Este Bayer, maestro en el arte de la verdad parcial, del ocultamiento sistemático de los datos adversos [5] y de la esquematización maniquea de la realidad ad maiorem glóriam marxística, siempre cae parado. Durante los años de plomo, vivió un dorado exilio en Alemania, gracias a su dominio del mismo idioma en que –según él– el coronel Rauch escribía sus partes militares. En ese país vive la mitad de su tiempo y allí habita su familia. Acá se dedica a boicotear lo nacional, dinamitar las bases del Estado argentino y fomentar la disgregación y la discordia (que los griegos llamaban hybris). Lo que no es extraño, porque los centros de bombardeo hacia los Estados americanos (Chile incluido) están en Inglaterra, Escandinavia, Alemania y España [6] y de allí parten los fondos para nutrir a estas bien organizadas cruzadas y dar el -decisivo– combate cultural.

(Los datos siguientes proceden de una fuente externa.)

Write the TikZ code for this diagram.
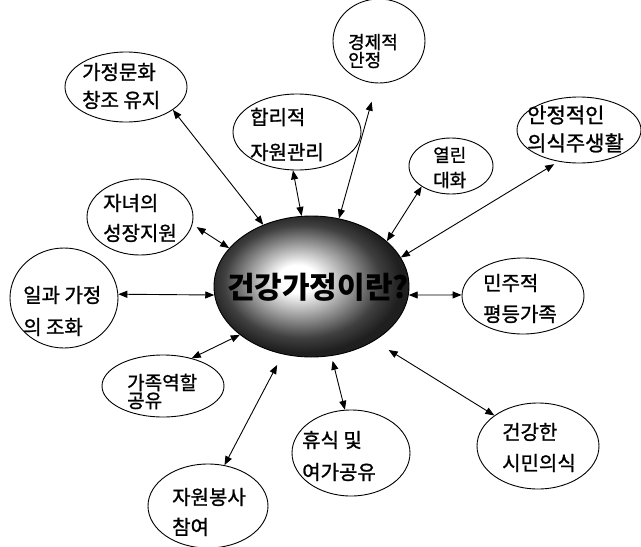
\documentclass[tikz,border=0pt]{standalone}
\usepackage{fontspec}
\setmainfont{Noto Sans CJK KR}
\newfontfamily\krlbl{Noto Sans CJK KR}[FakeBold=1.2]
\usetikzlibrary{shapes.geometric,arrows.meta}
\pgfdeclareradialshading{ctrshade}{\pgfpoint{-4bp}{3bp}}{color(0bp)=(white); color(5bp)=(white); color(13bp)=(black!40); color(20bp)=(black!75); color(25bp)=(black!88); color(50bp)=(black!88)}
\begin{document}
\begin{tikzpicture}[x=1pt,y=-1pt,
  bub/.style={draw, ellipse, line width=0.9pt, inner sep=0pt},
  lbl/.style={font=\krlbl\fontsize{20}{#1}\selectfont, align=left, anchor=west, inner sep=0pt},
  link/.style={line width=0.9pt, {Triangle[length=9pt,width=7pt]}-{Triangle[length=9pt,width=7pt]}}]
\useasboundingbox (0,0) rectangle (641,547);
% centre
\node[draw, shade, shading=ctrshade, ellipse, line width=0.9pt, minimum width=195pt, minimum height=141pt] (c) at (311.5,286.5) {};
\node[font=\fontsize{30}{36}\selectfont\bfseries, inner sep=0pt] (t0) at (318,287) {건강가정이란?};
% bubbles
\node[bub, minimum width=122pt, minimum height=70pt] (n1) at (126,87) {};
\node[bub, minimum width=128pt, minimum height=76pt] (n2) at (297,132) {};
\node[bub, minimum width=92pt, minimum height=84pt] (n3) at (379,41) {};
\node[bub, minimum width=84pt, minimum height=56pt] (n4) at (451,166) {};
\node[bub, minimum width=124pt, minimum height=66pt] (n5) at (579,130) {};
\node[bub, minimum width=106pt, minimum height=76pt] (n6) at (140,217) {};
\node[bub, minimum width=108pt, minimum height=100pt] (n7) at (64,298) {};
\node[bub, minimum width=122pt, minimum height=62pt] (n8) at (163,386) {};
\node[bub, minimum width=120pt, minimum height=84pt] (n9) at (208,506) {};
\node[bub, minimum width=118pt, minimum height=86pt] (n10) at (351,453) {};
\node[bub, minimum width=122pt, minimum height=86pt] (n11) at (538,446) {};
\node[bub, minimum width=122pt, minimum height=76pt] (n12) at (523,296) {};
% labels
\node[lbl=28pt] (t1) at (82,86) {가정문화\\창조 유지};
\node[lbl=35pt] (t2) at (250,134.5) {합리적\\자원관리};
\node[lbl=18pt, font=\krlbl\fontsize{18}{18}\selectfont] (t3) at (348,51) {경제적\\안정};
\node[lbl=25pt, font=\krlbl\fontsize{18}{25}\selectfont] (t4) at (433,167.5) {열린\\대화};
\node[lbl=28pt, font=\krlbl\fontsize{21}{28}\selectfont] (t5) at (527,129) {안정적인\\의식주생활};
\node[lbl=30pt] (t6) at (103,218) {자녀의\\성장지원};
\node[lbl=32pt] (t7) at (23,311) {일과 가정\\의 조화};
\node[lbl=18pt, font=\krlbl\fontsize{19}{18}\selectfont] (t8) at (127,391.5) {가족역할\\공유};
\node[lbl=30pt] (t9) at (172,512) {자원봉사\\참여};
\node[lbl=32pt] (t10) at (302,456) {휴식 및\\여가공유};
\node[lbl=31pt] (t11) at (502,447.5) {건강한\\시민의식};
\node[lbl=31pt] (t12) at (483,298.5) {민주적\\평등가족};
% connectors
\draw[link] (n1.334) -- (c.128);
\draw[link] (n2.264) -- (c.98);
\draw[link, shorten <=19pt] (n3.267) -- (c.68);
\draw[link] (n4.215) -- (c.31);
\draw[link, shorten <=5pt] (n5.237) -- (c.18);
\draw[link, shorten <=5pt] (n6.352) -- (c.155);
\draw[link] (n7.4) -- (c.185);
\draw[link] (n8.44) -- (c.214);
\draw[link, shorten >=12pt] (n9.68) -- (c.247);
\draw[link, shorten >=5pt] (n10.98) -- (c.286);
\draw[link, shorten >=17pt] (n11.145) -- (c.319);
\draw[link] (n12.179) -- (c.355);
\end{tikzpicture}
\end{document}
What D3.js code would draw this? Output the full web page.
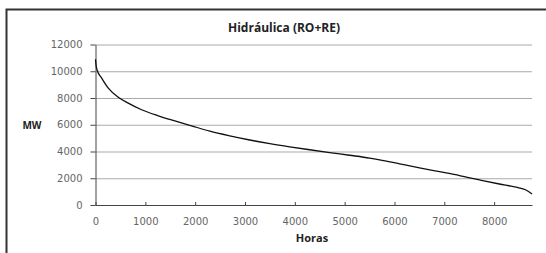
<!DOCTYPE html>
<html>
<head>
<meta charset="utf-8">
<script src="https://cdn.jsdelivr.net/npm/d3@7"></script>
<style>
  html, body { margin: 0; padding: 0; background: #fff; }
  svg { display: block; font-family: "Open Sans", "Noto Sans", sans-serif; }
</style>
</head>
<body>
<div id="chart"></div>
<script>
// curva de duração
const horas = [0, 10, 30, 124, 257, 457, 657, 925, 1260, 1593, 1928, 2295, 2695, 3096, 3497,
  3898, 4299, 4700, 5100, 5501, 5701, 6102, 6503, 6904, 7305, 7705, 8106, 8440, 8640, 8760];
const mw = [10900, 10500, 10110, 9490, 8740, 8060, 7620, 7120, 6670, 6290, 5920, 5520, 5170, 4860, 4590,
  4350, 4130, 3920, 3720, 3510, 3380, 3080, 2780, 2490, 2200, 1880, 1570, 1330, 1120, 820];
const yTicks = [0, 2000, 4000, 6000, 8000, 10000, 12000];
const xTicks = [0, 1000, 2000, 3000, 4000, 5000, 6000, 7000, 8000];

const W = 546, H = 253;
const mg = { top: 44.5, right: 14, bottom: 48, left: 95.5 };
const iw = W - mg.left - mg.right;
const ih = H - mg.top - mg.bottom;
const tickFont = '"DejaVu Sans", sans-serif';

const svg = d3.select("#chart").append("svg").attr("width", W).attr("height", H);

// moldura
svg.append("rect").attr("x", 6.5).attr("y", 9.5).attr("width", W).attr("height", H)
  .attr("fill", "none").attr("stroke", "#333").attr("stroke-width", 2);

const g = svg.append("g").attr("transform", `translate(${mg.left},${mg.top})`);

const x = d3.scaleLinear().domain([0, 8760]).range([0, iw]);
const y = d3.scaleLinear().domain([0, 12000]).range([ih, 0]);

// grelha
g.append("g")
  .call(d3.axisLeft(y).tickValues(yTicks.slice(1)).tickSize(-iw).tickFormat(""))
  .call(s => s.select(".domain").remove())
  .selectAll("line").style("stroke", "#aaa");

// eixo y
const ya = g.append("g").call(d3.axisLeft(y).tickValues(yTicks).tickFormat(d3.format("d"))
  .tickSize(5).tickPadding(8).tickSizeOuter(0));
ya.select(".domain").style("stroke", "#444");
ya.selectAll("line").style("stroke", "#444");
ya.selectAll("text").style("fill", "#666").style("font-size", "10px").style("font-family", tickFont);

// eixo x
const xa = g.append("g").attr("transform", `translate(0,${ih})`)
  .call(d3.axisBottom(x).tickValues(xTicks).tickFormat(d3.format("d"))
    .tickSize(0).tickPadding(13).tickSizeOuter(0));
xa.select(".domain").style("stroke", "#444");
xa.selectAll("text").style("fill", "#666").style("font-size", "10px").style("font-family", tickFont);
xa.selectAll(".tick").append("line").attr("y1", -3).attr("y2", 1).style("stroke", "#444");

// curva
const data = horas.map((h, i) => ({ h, v: mw[i] }));
g.append("path").datum(data)
  .attr("fill", "none").attr("stroke", "#111").attr("stroke-width", 1.3)
  .attr("d", d3.line().x(d => x(d.h)).y(d => y(d.v)).curve(d3.curveMonotoneX));

// textos
svg.append("text").text("Hidráulica (RO+RE)")
  .attr("x", 284).attr("y", 32).attr("text-anchor", "middle")
  .style("font-size", "12px").style("font-weight", "700").style("fill", "#222");
svg.append("text").text("MW")
  .attr("x", 32).attr("y", 129).attr("text-anchor", "middle")
  .style("font-size", "10px").style("font-weight", "700").style("fill", "#222");
svg.append("text").text("Horas")
  .attr("x", 312).attr("y", 242).attr("text-anchor", "middle")
  .style("font-size", "11px").style("font-weight", "700").style("fill", "#222");
</script>
</body>
</html>
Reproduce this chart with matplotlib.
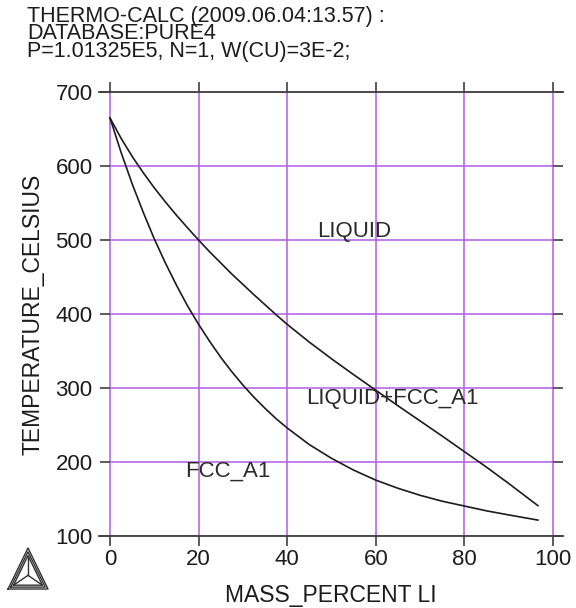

Así, a la módica gilada azuleña, le vendió lo del vengador de su raza, cuando en verdad el cacique Nicasio (“Arbolito” o no) fue un aliado de los huincas, que mató a un huinca en beneficio de otros huincas para quienes peleaba; y a quienes fue tan fiel que, muchos años más tarde, dio su vida por ellos. Y se olvidó de aclararles, a los pobres ignaros, que el muerto también tenía –muchos– aliados de la propia raza del “vengador”.
Con lo que en definitiva –laus déorum– ¡Oh, Lampedusa!, vino a cambiarse algo para no cambiarse, en definitiva, nada. Ojalá hubiera hoy muchos Nicasios Arbolitos Maciel y –también– muchos Gringos Rauch y muchos Julio Roca.
Y que desaparecieran para bien de todos los Bayer, Euro Latin News  y tamaña escoria.



[1]  Rauch, en alemán (lengua predominante en Alsacia, más allá de ser hoy tierra francesa) significa humo.
[2]  Jacinto R. Yaben: Biografías Argentinas y Americanas, Bs. As., Metrópolis, 1939; t. IV, p. 907.
[3]  Combatió en Navarro por Dorrego. Fue asesinado por Calfucurá. Tiene una calle evocativa en la ciudad de Bahía Blanca, Seguramente el dinámico binomio Bayer-Meza, cuando se entere, bregará por que le supriman el nombre.
[4]  Op. cit., p. 905.
[5]  Que ensayó magistralmente en Los Vengadores de la Patagonia Trágica.
[6]  Los centros mapuches tienen estrechas vinculaciones con la ETA.